Prymary – The Enemy Inside

by TW on March 9, 2010

Prymary The Enemy Inside Prymary   The Enemy Inside
Prymary, a progressive-metal combo based in Southern California, released their third full-length CD (their second for label, Progrock Records), The Enemy Inside in late 2009.  Largely the brainchild of drummer/lyricist Chris Quirarte, the band steers well within the same territory frequented by Dream Theater or the band you might hear Quirarte moonlighting in, Fates Warning.  The focus is then on strong and complex performance, sweet and dynamic vocals and thought-provoking themes.  I wouldn’t go so far as to say that there are miles of new ground covered on Enemy, but as far as exhibiting a mastery of this genre, Prymary succeeds in a grand fashion.

The group wastes no time in delving into reflective lyrics and they lead us in via a piece in five movements, also titled “The Enemy Within.”  Both the opening movement and the third movement are instrumentals and they serve as the set-up to an examination of the protagonist’s inner conflict.  This person is plagued with angst over lost opportunities or the onset of aging to the point where he cannot complete the tasks set before him.  He is fully aware that his battle is only with himself, yet all his self-awareness does not allow him to move beyond his inactivity.  The piece then serves not as a story, but more as a glimpse of a human Ouraboros — a man not constantly recreating himself, but merely continually devouring his own dreams.

Vocalist Jackson Heskett is in many ways superior to Dream Theater’s singer James LaBrie.  There’s a power behind Heskett’s voice that finds him coming closer to Paul Stanley of KISS yet falling considerably short of Stanley’s swagger and confidence.  This may be due to Heskett singing words written by Quirarte (he’s reciting them, not feeling them).  Despite this, his voice as an instrument fits perfectly among the performances of his bandmates.  In many ways, the musicians are saying far more than Heskett when the spotlight turns to them.  This is especially true for Quirarte’s drumming.  He commandingly grabs every opportunity for a lightspeed fill.  Guitarist Sean Entrikin, bassist Rob Young and keyboardist Neil McQueen also take turns demonstrating their skill with their weapons, whether by altering their effects to produce unique tones, or by mixing up the time signatures to go from lamenting balladry to crushingly fast cohesion.  The problem with Enemy isn’t that the group can’t play, but more that they’re trying to follow directly down the same path taken by Dream Theater.  To develop the reputation that they’re hoping for, Prymary needs to stop trying to be Dream Theater Jr. and push it out beyond and in a different direction than that of their heroes.  That being said, The Enemy Inside is still a damn good CD.
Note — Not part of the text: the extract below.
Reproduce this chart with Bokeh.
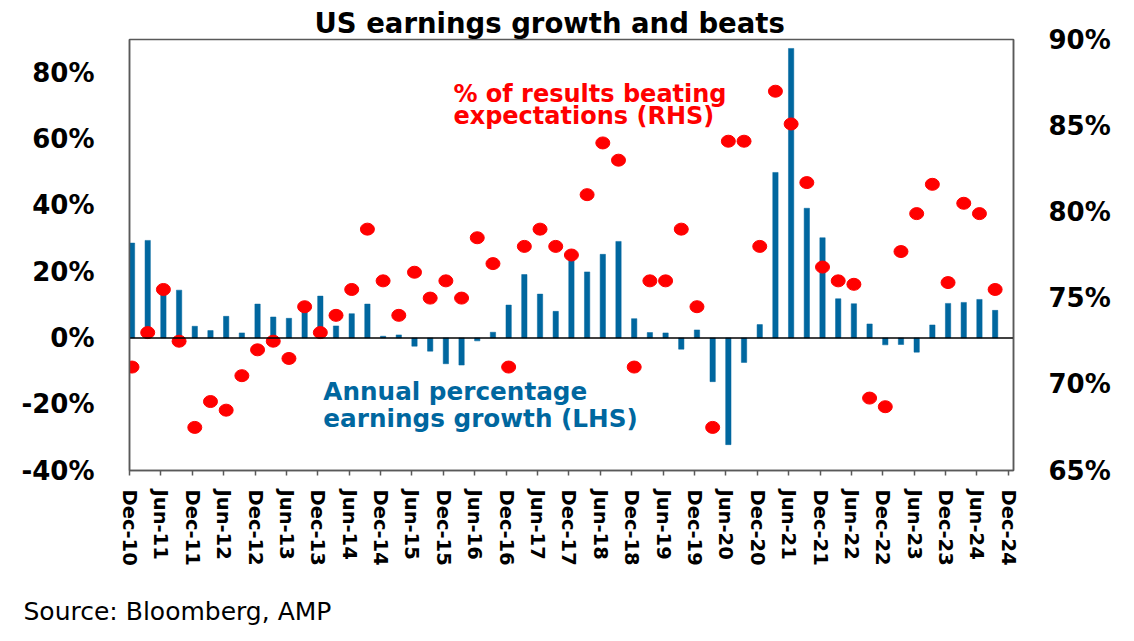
from bokeh.plotting import figure
from bokeh.layouts import column
from bokeh.models import Range1d, LinearAxis, FixedTicker, Span, ColumnDataSource
from bokeh.embed import file_html
from bokeh.resources import INLINE
from bokeh.core.properties import value

# ---------------- data ----------------
tick_labels = ["Dec-10", "Jun-11", "Dec-11", "Jun-12", "Dec-12", "Jun-13", "Dec-13",
               "Jun-14", "Dec-14", "Jun-15", "Dec-15", "Jun-16", "Dec-16", "Jun-17",
               "Dec-17", "Jun-18", "Dec-18", "Jun-19", "Dec-19", "Jun-20", "Dec-20",
               "Jun-21", "Dec-21", "Jun-22", "Dec-22", "Jun-23", "Dec-23", "Jun-24",
               "Dec-24"]

# quarterly, Dec-10 .. Sep-24
growth = [28.6, 29.4, 14.5, 14.4, 3.5, 2.2, 6.5, 1.5, 10.2, 6.3, 5.9, 8.5, 12.6, 3.6,
          7.3, 10.2, 0.5, 0.9, -2.5, -4.0, -7.8, -8.2, -0.9, 1.7, 9.9, 19.1, 13.2, 8.0,
          24.0, 19.9, 25.2, 29.1, 5.8, 1.6, 1.5, -3.4, 2.4, -13.2, -32.2, -7.4, 4.0,
          49.9, 87.3, 39.1, 30.2, 11.8, 10.3, 4.2, -2.1, -2.0, -4.3, 3.9, 10.4, 10.7,
          11.6, 8.3]

beats = [71.0, 73.0, 75.5, 72.5, 67.5, 69.0, 68.5, 70.5, 72.0, 72.5, 71.5, 74.5, 73.0,
         74.0, 75.5, 79.0, 76.0, 74.0, 76.5, 75.0, 76.0, 75.0, 78.5, 77.0, 71.0, 78.0,
         79.0, 78.0, 77.5, 81.0, 84.0, 83.0, 71.0, 76.0, 76.0, 79.0, 74.5, 67.5, 84.1,
         84.1, 78.0, 87.0, 85.1, 81.7, 76.8, 76.0, 75.8, 69.2, 68.7, 77.7, 79.9, 81.6,
         75.9, 80.5, 79.9, 75.5]

left_ticks = [-40, -20, 0, 20, 40, 60, 80]
right_ticks = [65, 70, 75, 80, 85, 90]

title_text = "US earnings growth and beats"
red_note = ["% of results beating", "expectations (RHS)"]
blue_note = ["Annual percentage", "earnings growth (LHS)"]
source_text = "Source: Bloomberg, AMP"

# ---------------- style ----------------
FONT = "DejaVu Sans"
BLUE = "#00679F"
RED = "#FF0000"
GREY = "#595959"
W = 1126

n = len(growth)
xs = [i + 0.16 for i in range(n)]
src = ColumnDataSource(dict(x=xs, growth=growth, beats=beats))

p = figure(width=W, height=594, output_backend="svg", toolbar_location=None,
           x_range=Range1d(0, 56.33), y_range=Range1d(-40, 90),
           min_border_left=129, min_border_right=113, min_border_top=39,
           min_border_bottom=124, background_fill_color="white",
           border_fill_color="white")
p.extra_y_ranges = {"rhs": Range1d(65, 90)}

p.title.text = title_text
p.title.text_font = FONT
p.title.text_font_style = "bold"
p.title.text_font_size = "27.5px"
p.title.text_color = "black"
p.title.align = "left"
p.title.offset = 185
p.title.standoff = 2

p.xgrid.visible = False
p.ygrid.visible = False
p.outline_line_color = GREY
p.outline_line_width = 1.5

# x axis
xa = p.xaxis[0]
xa.ticker = FixedTicker(ticks=[2 * k for k in range(len(tick_labels))])
xa.major_label_overrides = {2 * k: lab for k, lab in enumerate(tick_labels)}
xa.major_label_orientation = "vertical"
xa.major_label_text_font = FONT
xa.major_label_text_font_style = "bold"
xa.major_label_text_font_size = "19.5px"
xa.major_label_text_color = "black"
xa.major_label_standoff = 14
xa.major_tick_out = 5
xa.major_tick_in = 0
xa.minor_tick_line_color = None
xa.axis_line_color = GREY
xa.axis_line_width = 1.5
xa.major_tick_line_color = GREY
xa.major_tick_line_width = 1.5

# left axis
ya = p.yaxis[0]
ya.ticker = FixedTicker(ticks=left_ticks)
ya.major_label_overrides = {v: f"{v}%" for v in left_ticks}
ya.major_label_text_font = FONT
ya.major_label_text_font_style = "bold"
ya.major_label_text_font_size = "26px"
ya.major_label_text_color = "black"
ya.major_label_standoff = 29
ya.major_tick_line_color = None
ya.minor_tick_line_color = None
ya.axis_line_color = GREY
ya.axis_line_width = 1.5

# right axis
ra = LinearAxis(y_range_name="rhs", ticker=FixedTicker(ticks=right_ticks))
ra.major_label_overrides = {v: f"{v}%" for v in right_ticks}
ra.major_label_text_font = FONT
ra.major_label_text_font_style = "bold"
ra.major_label_text_font_size = "26px"
ra.major_label_text_color = "black"
ra.major_label_standoff = 29
ra.major_tick_line_color = None
ra.minor_tick_line_color = None
ra.axis_line_color = GREY
ra.axis_line_width = 1.5
p.add_layout(ra, "right")

# bars
p.vbar(x="x", top="growth", bottom=0, width=0.34, fill_color=BLUE, line_color=BLUE,
       line_width=0.5, source=src)

zero = Span(location=0, dimension="width", line_color="black", line_width=1.5,
            level="glyph")
p.add_layout(zero)

# dots
p.ellipse(x="x", y="beats", width=14, height=12, width_units="screen",
          height_units="screen", fill_color=RED, line_color=RED, y_range_name="rhs",
          source=src)

# annotations
p.text(x=[20.64, 20.64], y=[73.6, 66.8], text=red_note, text_font=value(FONT),
       text_font_style="bold", text_font_size="24px", text_color=RED,
       text_baseline="alphabetic", text_align="left")
p.text(x=[12.35, 12.35], y=[-16.2, -24.2], text=blue_note, text_font=value(FONT),
       text_font_style="bold", text_font_size="24.7px", text_color=BLUE,
       text_baseline="alphabetic", text_align="left")

# source strip below the chart (text carried by this strip's title)
p2 = figure(width=W, height=36, output_backend="svg", toolbar_location=None,
            title=source_text, x_axis_location=None, y_axis_location=None,
            min_border_left=129, min_border_right=113, min_border_top=0,
            min_border_bottom=0, background_fill_color="white",
            border_fill_color="white")
p2.outline_line_color = None
p2.xgrid.visible = False
p2.ygrid.visible = False
p2.title.text_font = FONT
p2.title.text_font_style = "normal"
p2.title.text_font_size = "25px"
p2.title.text_color = "black"
p2.title.align = "left"
p2.title.offset = -106
p2.title.standoff = 0

layout = column(p, p2, spacing=0)
open("out.html", "w").write(file_html(layout, INLINE))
There are glimpses of Prymary’s capabilities scattered all across Enemy.  The interplay alternating from guitar-keyboards to bass-drums to full band in the fore and back to the band as support for Entrikin’s solos on “Edge Of Discovery” is very impressive.  The lyrics, in being intentionally vague, nearly scuttle the song yet Heskett is able to resurrect through his amazing delivery.  The opening to the 20-minute, three-part “Trial And Tragedy” is also a show stealer.  Following a guitar-heavy, triumphant anthem, the band drops back to let McQueen (now on organ) launch into a melody of eight ascending and descending tones in 5/4.  The full band then joins him after a few measures by playing the same notes and rhythm with all voices strong in the mix.  It’s a neat trick and one Prymary should use as often as they can, not for something to copy exactly but as a measure of whether or not they’re challenging themselves as much as they should be.

I hope that I can look back at The Enemy Inside in five years and see that it held the origins of the masterpiece that they’d just created.  Performers such as the men in Prymary don’t often gather together in one place or stay together very often.  Creative differences or egos are what usually put a stake in the heart of such bands.  But those that are able to produce a handful of unique statements that both challenge the band and express their characteristic voice are the ones that are either celebrating their 20- (or 30 or 40) year anniversaries or reuniting to celebrate what they’d been a part of and what fans paid money to hear live.